Curtis Owens, who owns The Store, 1210 E. 15th St., said his business has been there 20 years but would shut down shortly after construction of a viaduct started. “I rely 100 percent on walk-in business,” he said. “I’ve heard many time frames on the construction, from 18 months down to nine months. It doesn’t matter. I couldn’t last 30 days” with traffic rerouted off 15th Street even temporarily.

Twila Housh of Big R’s restaurant, 1220 E. 15th St., said she has 35 employees who rely on her business for their livelihoods. She said if customers cannot get to her restaurant easily because of a detour or a viaduct, they will go someplace else.

Vicki Branch of Yates Trackside Furniture told the council that the company’s furniture trucks could not maneuver there if a viaduct were built. “It would bury us completely,” she said of the bridge.

The plan was not without supporters, though.

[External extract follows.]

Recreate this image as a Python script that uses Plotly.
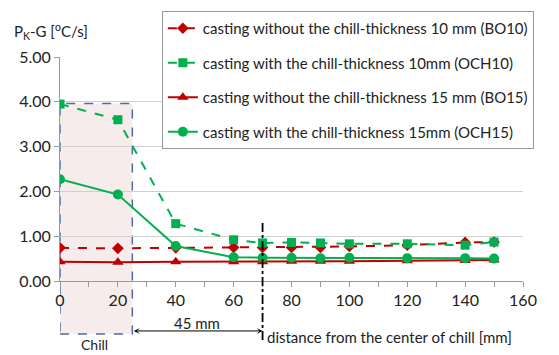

One resident spoke in favor of building the viaduct, and several council members did so as well.

Councilman Gary Shaw said that as the project underwent further design and planning, the city might make changes rather than jeopardizing the grant.

Councilman Mike Seibert, who voted in favor of excluding the project at the previous meeting, said he was changing his vote rather than risk the entire $12 million grant.

Councilman Benjamin Rosenberg, who made a motion to give final approval to the grant acceptance without the 15th Street viaduct, said that if the federal government is benevolent, it will allow the funding for the 20th Street viaduct.

“I don’t think the money is that important to injure that number of businesses,” Rosenberg said.

Mayor Melodee Colbert-Kean said that even though she advocated for the grant with federal officials, she voted to turn down the 15th Street project in order to protect some of Joplin’s small businesses.



How they voted

THE CITY COUNCIL VOTED 5-4 to accept the $12 million grant without the 15th Street viaduct. Those in favor were Benjamin Rosenberg, Bill Scearce, Jack Golden, Trisha Raney and Mayor Melodee Colbert-Kean. Those against nixing the viaduct were Morris Glaze, Mike Woolston, Mike Seibert and Gary Shaw.